Written exercise: Each entry below must be repeated exactly, with pictures left out.

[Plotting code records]
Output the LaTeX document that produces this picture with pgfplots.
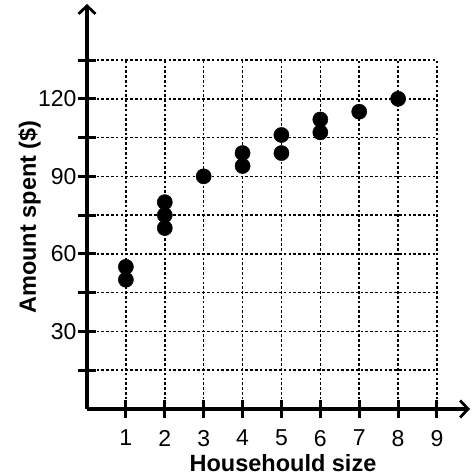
\documentclass[border=0pt]{standalone}
\usepackage{pgfplots}
\pgfplotsset{compat=1.18}
\usetikzlibrary{arrows.meta}
\usepackage{fontspec}
\setmainfont{Liberation Sans}

\begin{document}
\begin{tikzpicture}
\begin{axis}[
  at={(0,0)}, anchor=origin,
  scale only axis, width=350pt, height=349pt,
  xmin=0, xmax=9, ymin=0, ymax=135,
  axis lines=left,
  axis line style={line width=3.2pt, black},
  x axis line style={-{Straight Barb[length=8pt,width=17pt,line width=2.8pt]}, shorten >=-33pt},
  y axis line style={-{Straight Barb[length=8pt,width=17pt,line width=2.8pt]}, shorten >=-56pt},
  xtick={1,...,9},
  ytick={15,30,...,135},
  yticklabels={{},30,{},60,{},90,{},120,{}},
  tick align=center,
  major tick length=18pt,
  tick style={line width=3pt, black},
  grid=major,
  major grid style={black, line width=1.6pt, dash pattern=on 2.6pt off 2.2pt},
  tick label style={font=\fontsize{23}{26}\selectfont},
  xticklabel style={yshift=-8.5pt},
  yticklabel style={xshift=2pt},
  /pgf/number format/assume math mode=true,
  xlabel={Househould size},
  ylabel={Amount spent (\$)},
  every axis x label/.style={at={([yshift=-62pt]rel axis cs:0.56,0)}, anchor=base,
    font=\fontsize{23.5}{26}\selectfont\bfseries},
  every axis y label/.style={at={([xshift=-51pt]rel axis cs:0,0.55)}, anchor=base, rotate=90,
    font=\fontsize{23.5}{26}\selectfont\bfseries},
  clip=false,
]
\addplot[only marks, mark=*, mark size=7.6pt, black] coordinates {
  (1,55) (1,50)
  (2,80) (2,75) (2,70)
  (3,90)
  (4,99) (4,94)
  (5,106) (5,99)
  (6,112) (6,107)
  (7,115)
  (8,120)
};
\end{axis}
\pgfresetboundingbox
\useasboundingbox (-87pt,-66pt) rectangle (386pt,409pt);
\end{tikzpicture}
\end{document}
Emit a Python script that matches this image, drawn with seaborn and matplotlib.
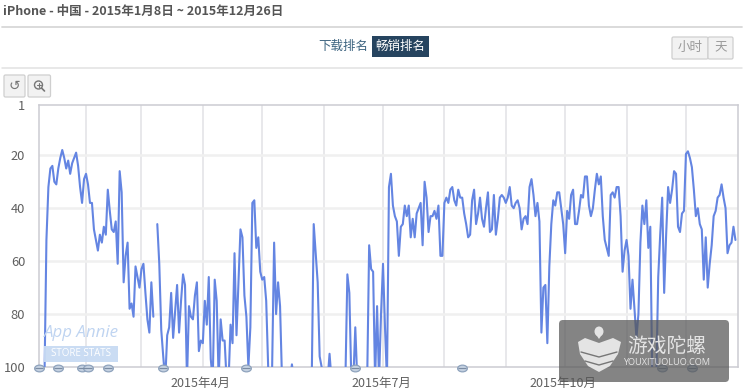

Completed exercise:
Output the LaTeX document that produces this picture with pgfplots.
\documentclass[border=0pt]{standalone}
\usepackage{pgfplots}
\pgfplotsset{compat=1.18}
\usetikzlibrary{arrows.meta}
\usepackage{fontspec}
\setmainfont{Liberation Sans}

\begin{document}
\begin{tikzpicture}
\begin{axis}[
  at={(0,0)}, anchor=origin,
  scale only axis, width=350pt, height=349pt,
  xmin=0, xmax=9, ymin=0, ymax=135,
  axis lines=left,
  axis line style={line width=3.2pt, black},
  x axis line style={-{Straight Barb[length=8pt,width=17pt,line width=2.8pt]}, shorten >=-33pt},
  y axis line style={-{Straight Barb[length=8pt,width=17pt,line width=2.8pt]}, shorten >=-56pt},
  xtick={1,...,9},
  ytick={15,30,...,135},
  yticklabels={{},30,{},60,{},90,{},120,{}},
  tick align=center,
  major tick length=18pt,
  tick style={line width=3pt, black},
  grid=major,
  major grid style={black, line width=1.6pt, dash pattern=on 2.6pt off 2.2pt},
  tick label style={font=\fontsize{23}{26}\selectfont},
  xticklabel style={yshift=-8.5pt},
  yticklabel style={xshift=2pt},
  /pgf/number format/assume math mode=true,
  xlabel={Househould size},
  ylabel={Amount spent (\$)},
  every axis x label/.style={at={([yshift=-62pt]rel axis cs:0.56,0)}, anchor=base,
    font=\fontsize{23.5}{26}\selectfont\bfseries},
  every axis y label/.style={at={([xshift=-51pt]rel axis cs:0,0.55)}, anchor=base, rotate=90,
    font=\fontsize{23.5}{26}\selectfont\bfseries},
  clip=false,
]
\addplot[only marks, mark=*, mark size=7.6pt, black] coordinates {
  (1,55) (1,50)
  (2,80) (2,75) (2,70)
  (3,90)
  (4,99) (4,94)
  (5,106) (5,99)
  (6,112) (6,107)
  (7,115)
  (8,120)
};
\end{axis}
\pgfresetboundingbox
\useasboundingbox (-87pt,-66pt) rectangle (386pt,409pt);
\end{tikzpicture}
\end{document}
Emit a Python script that matches this image, drawn with seaborn and matplotlib.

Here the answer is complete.